Lettre écrite en 1941 à La Survivance, journal francophone

Nous vivons dans un pays bilingue. Mais dans la plus grande région de notre pays, l’anglais a plus d’importance et de prestige que le français. Le système d’éducation en Alberta est un exemple pertinent de ce fait. En Alberta, ainsi que dans la plupart des provinces de l’Ouest canadien, nos écoles sont surtout anglophones. Notamment, aujourd’hui, en l’an 1941, on compte 95 écoles qui offrent un cours élémentaire de français (French primary course). Ces écoles offrent un enseignement en français pendant une heure complète de la journée. Cette lettre que j’adresse à tous les lecteurs de La Survivance, qu’ils soient francophones ou non, a pour but de souligner l’importance de l’éducation dans la langue maternelle. Cette importance devient évidente lorsqu’on compare la situation du français dans nos écoles et le système à l’époque de l’Empire romain en Gaule.

Pendant l’époque de l’Empire romain, dans la région de la France actuelle, toutes les écoles étaient dirigées par les Romains. Donc, l’enseignement se faisait en latin, qui était la langue du pouvoir. Ces conditions ont largement contribué à la disparition de la langue des Gaulois, le peuple opprimé par les Romains. Puisque l’éducation latine permettait aux jeunes d’obtenir la citoyenneté romaine, les parents des enfants gaulois voulaient que leurs enfants fréquentent l’école latine pour apprendre cette langue. Sachez que la citoyenneté romaine était un excellent moyen de se garantir une bonne qualité de vie avec des possibilités d’emplois. Mais cette citoyenneté, les jeunes la payaient cher. Les élèves gaulois ne pouvaient pas parler leur langue à l’école. Alors, leur seule chance de parler leur langue était quand ils se trouvaient chez eux, avec leurs familles.
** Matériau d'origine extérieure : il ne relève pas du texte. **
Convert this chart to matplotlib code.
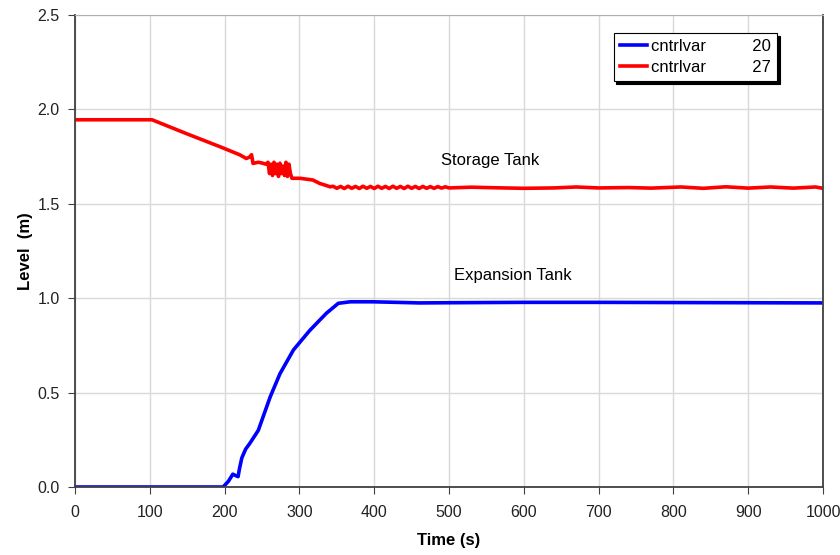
import matplotlib
matplotlib.use("Agg")
from matplotlib import pyplot as plt

# Expansion tank level (cntrlvar 20)
exp_time = [0, 100, 198, 205, 211, 215, 218, 220, 223, 228, 234, 245, 261, 274, 292, 314, 336, 352,
            368, 398, 430, 460, 500, 600, 700, 800, 900, 1000]
exp_level = [0.0, 0.0, 0.0, 0.03, 0.068, 0.06, 0.055, 0.1, 0.154, 0.2, 0.233, 0.30, 0.478, 0.60, 0.726,
             0.83, 0.92, 0.973, 0.981, 0.981, 0.978, 0.975, 0.976, 0.978, 0.978, 0.977, 0.976, 0.975]

# Storage tank level (cntrlvar 27)
sto_time = [0, 50, 103, 150, 194, 220, 229, 232, 234, 236, 238, 245, 251, 255,
            258, 260, 262, 264, 266, 268, 270, 272, 274, 276, 278, 280, 282, 284, 286, 288,
            290, 301, 318, 327, 335, 341,
            345, 350, 355, 360, 365, 370, 375, 380, 385, 390, 395, 400, 405, 410, 415, 420,
            425, 430, 435, 440, 445, 450, 455, 460, 465, 470, 475, 480, 485, 490, 495, 500,
            530, 560, 600, 640, 670, 700, 740, 770, 810, 840, 870, 900, 930, 960, 990, 1000]
sto_level = [1.945, 1.945, 1.945, 1.87, 1.802, 1.76, 1.74, 1.745, 1.75, 1.76, 1.714, 1.72, 1.715, 1.71,
             1.72, 1.66, 1.71, 1.65, 1.72, 1.66, 1.71, 1.645, 1.715, 1.66, 1.70, 1.65, 1.72, 1.645, 1.71, 1.66,
             1.635, 1.635, 1.626, 1.608, 1.598, 1.59,
             1.593, 1.582, 1.592, 1.581, 1.593, 1.582, 1.592, 1.581, 1.593, 1.582, 1.592, 1.581, 1.593, 1.582,
             1.592, 1.581, 1.593, 1.582, 1.592, 1.581, 1.593, 1.582, 1.592, 1.581, 1.592, 1.582, 1.591, 1.582,
             1.591, 1.583, 1.59, 1.584,
             1.588, 1.585, 1.582, 1.584, 1.589, 1.584, 1.586, 1.583, 1.589, 1.582, 1.59, 1.583, 1.589, 1.583,
             1.589, 1.582]

x_ticks = [0, 100, 200, 300, 400, 500, 600, 700, 800, 900, 1000]
y_ticks = [0.0, 0.5, 1.0, 1.5, 2.0, 2.5]

plt.rcParams['font.family'] = ['Liberation Sans', 'DejaVu Sans']

fig = plt.figure(figsize=(8.4, 5.55), dpi=100)
ax = fig.add_axes([0.0893, 0.1225, 0.8905, 0.8505])

ax.plot(exp_time, exp_level, color="#0000ff", linewidth=2.6, label="cntrlvar          20")
ax.plot(sto_time, sto_level, color="#ff0000", linewidth=2.6, label="cntrlvar          27")

ax.set_xlim(0, 1000)
ax.set_ylim(0, 2.5)
ax.set_xticks(x_ticks)
ax.set_yticks(y_ticks)
ax.set_yticklabels([f"{v:.1f}" for v in y_ticks])
ax.tick_params(labelsize=11.5, direction="out", length=5, color="#404040", labelcolor="#222222")
ax.tick_params(axis="x", pad=8)
ax.tick_params(axis="y", pad=6)
ax.grid(True, color="#d9d9d9", linewidth=1)
ax.set_axisbelow(True)

ax.spines["top"].set_color("#b0b0b0")
for side in ["left", "bottom", "right"]:
    ax.spines[side].set_color("#404040")
    ax.spines[side].set_linewidth(1.3)

ax.set_xlabel("Time (s)", fontsize=12, fontweight="bold", labelpad=9)
ax.set_ylabel("Level  (m)", fontsize=12, fontweight="bold", labelpad=3)

ax.text(555, 1.73, "Storage Tank", fontsize=12, ha="center", va="center")
ax.text(585, 1.12, "Expansion Tank", fontsize=12, ha="center", va="center")

leg = ax.legend(loc="upper left", bbox_to_anchor=(0.72, 0.962), fontsize=12, frameon=True,
                fancybox=False, shadow={'color': 'black', 'alpha': 1}, edgecolor="black",
                handlelength=1.6, handletextpad=0.25, borderaxespad=0, framealpha=1,
                labelspacing=0.35, borderpad=0.38)
leg.get_frame().set_linewidth(0.8)

fig.savefig("out.png", dpi=100)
Puisque ces jeunes passaient plus de temps à l’extérieur du foyer à se faire éduquer en latin, la transmission de la langue gauloise, et des connaissances qui vont avec cette langue, a été très endommagée. En somme, l’éducation latine a été un facteur important dans la disparition de la langue, de la culture, et de l’identité gauloise.

Les similarités entre cette histoire et notre situation comme francophones en Alberta en l’an 1941 indiquent que notre français pourrait suivre un déclin semblable. Comme les Gaulois, nous vivons dans une société où la langue du pouvoir − celle qui joue le plus grand rôle dans le système gouvernemental − n’est pas notre langue. Comme à l’époque des Gaulois, aujourd’hui le fait de connaître la langue dominante nous procure plus de droits et d’opportunités. Et finalement, comme les Gaulois, notre système éducatif est géré par cette langue dominante qui n’est pas notre langue. Mais nous avons quand même plus de chance parce que notre langue a un petit peu d’espace dans les écoles (une heure d’espace), tandis que la langue gauloise n’avait aucune place dans les écoles latines. Dans l’ensemble, la situation de notre communauté et celle des tribus gauloises sous le contrôle des Romains sont très semblables. Donc, ce n’est pas complètement déraisonnable de conclure que, si rien ne change, la culture française de l’Ouest canadien pourrait disparaître un jour.

Suivant cette comparaison entre nous les francophones de l’Ouest canadien et les Gaulois de l’Empire romain, que pouvons-nous déduire par rapport à l’importance de l’éducation pour la survie de notre langue? RÉPONSE. Pour qu’une langue puisse survivre, il est nécessaire que cette langue, ainsi que ses connaissances, ses idéaux et sa culture soient transmis de génération en génération. Comment est-ce que cette transmission s’effectue? RÉPONSE. Par l’éducation. Quand nos enfants vont à l’école, la plus grande partie de leur apprentissage a lieu dans cet établissement. Donc, si nos enfants apprennent dans une langue autre que notre langue, ils héritent d’une culture autre que notre culture. RÉSULTAT. Notre langue et notre culture francophone occuperont de moins en moins d’espace dans la vie de nos enfants. Malheureusement, nos enfants risquent de perdre le français complètement au fur et à mesure qu’ils continuent leur éducation. C’est pourquoi nous devons prendre des mesures pour augmenter les droits du français dans le système éducatif de l’Alberta.

Essentiellement, une comparaison entre la disparition de la langue gauloise lors de la période de l’Empire romain et notre situation comme francophones de l’Ouest canadien indique que la survie du français dépend largement de l’éducation francophone. Mais comme parents, que pouvons-nous faire pour promouvoir la francophonie en éducation? Honnêtement, je n’ai pas toutes les réponses. Mais je crois que des actes simples pourraient mener à un changement de taille. Il faut procéder une (minuscule) étape à la fois.